Should I prefer a Gold ETF or a Gold Mutual Fund?

Sovereign Gold Bonds beat both on tax. If SGB is unavailable or you want intra-tenure liquidity, Gold ETF beats Gold Mutual Fund on TER by 0.10 to 0.15 percent annually. Gold ETFs charge roughly 0.45 to 0.65 percent expense ratio, while gold mutual funds which are funds-of-funds investing into a gold ETF add another 0.10 to 0.20 percent. The mutual fund route is simpler if you want to SIP without a demat account, and the tax treatment after 12 months is the same 12.5 percent LTCG. For lump sums above 1 lakh rupees, gold ETF wins. For monthly SIPs below 25,000 rupees, gold mutual fund wins. SGB still beats both for any horizon longer than 5 years because of zero capital gains tax at maturity.

12

What happens to my ETF if the AMC stops making the market in it?
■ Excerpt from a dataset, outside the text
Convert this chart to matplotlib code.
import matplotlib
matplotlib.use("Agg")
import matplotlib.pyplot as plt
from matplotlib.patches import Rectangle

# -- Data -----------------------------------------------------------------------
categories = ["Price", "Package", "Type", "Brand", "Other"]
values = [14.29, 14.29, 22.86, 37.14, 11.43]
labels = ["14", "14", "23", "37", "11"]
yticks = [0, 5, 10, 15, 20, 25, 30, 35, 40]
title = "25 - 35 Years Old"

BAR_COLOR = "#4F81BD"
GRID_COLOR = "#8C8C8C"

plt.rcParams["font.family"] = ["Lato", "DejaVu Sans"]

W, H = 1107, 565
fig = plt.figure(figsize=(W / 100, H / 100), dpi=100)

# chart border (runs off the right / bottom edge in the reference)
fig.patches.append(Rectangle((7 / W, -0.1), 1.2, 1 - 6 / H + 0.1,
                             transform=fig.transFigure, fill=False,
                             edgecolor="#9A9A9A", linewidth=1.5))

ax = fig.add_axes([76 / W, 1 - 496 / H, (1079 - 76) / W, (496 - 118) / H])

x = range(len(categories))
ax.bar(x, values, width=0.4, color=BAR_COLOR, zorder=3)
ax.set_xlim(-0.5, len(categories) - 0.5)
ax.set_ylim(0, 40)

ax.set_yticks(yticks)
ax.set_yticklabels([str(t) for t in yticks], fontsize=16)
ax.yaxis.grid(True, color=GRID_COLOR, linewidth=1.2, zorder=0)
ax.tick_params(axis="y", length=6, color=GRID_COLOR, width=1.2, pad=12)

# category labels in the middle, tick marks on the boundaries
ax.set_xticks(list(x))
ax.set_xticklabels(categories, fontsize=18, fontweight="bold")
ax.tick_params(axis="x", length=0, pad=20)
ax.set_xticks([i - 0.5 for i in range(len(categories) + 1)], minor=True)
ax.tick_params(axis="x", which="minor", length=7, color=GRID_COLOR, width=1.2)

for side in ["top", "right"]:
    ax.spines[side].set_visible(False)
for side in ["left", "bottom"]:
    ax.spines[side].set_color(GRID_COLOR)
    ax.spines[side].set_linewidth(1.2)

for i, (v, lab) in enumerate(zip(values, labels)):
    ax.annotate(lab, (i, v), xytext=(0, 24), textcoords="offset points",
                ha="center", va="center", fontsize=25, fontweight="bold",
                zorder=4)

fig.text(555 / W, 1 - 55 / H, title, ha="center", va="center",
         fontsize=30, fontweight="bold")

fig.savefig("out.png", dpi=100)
You can still trade it on the exchange against other retail buyers and sellers, but the bid-ask spread will widen sharply and the price will diverge from iNAV. SEBI rules require AMCs to publish iNAV every 15 seconds during market hours regardless of liquidity. In extreme cases, SEBI can force a merger or liquidation of the scheme, at which point you receive cash at iNAV. The actual playbook for retail is to monitor monthly volume disclosure on AMFI. If average daily volume drops below 1 crore rupees for 3 consecutive months on an ETF you hold, switch to a more liquid equivalent before the spread widens permanently. This is a real risk on thematic ETFs that lose investor interest.

Disclaimer: This information is for educational purposes only and does not constitute financial advice. Mutual fund investments are subject to market risks. Past performance does not guarantee future results. Consult a SEBI-registered investment advisor before making investment decisions.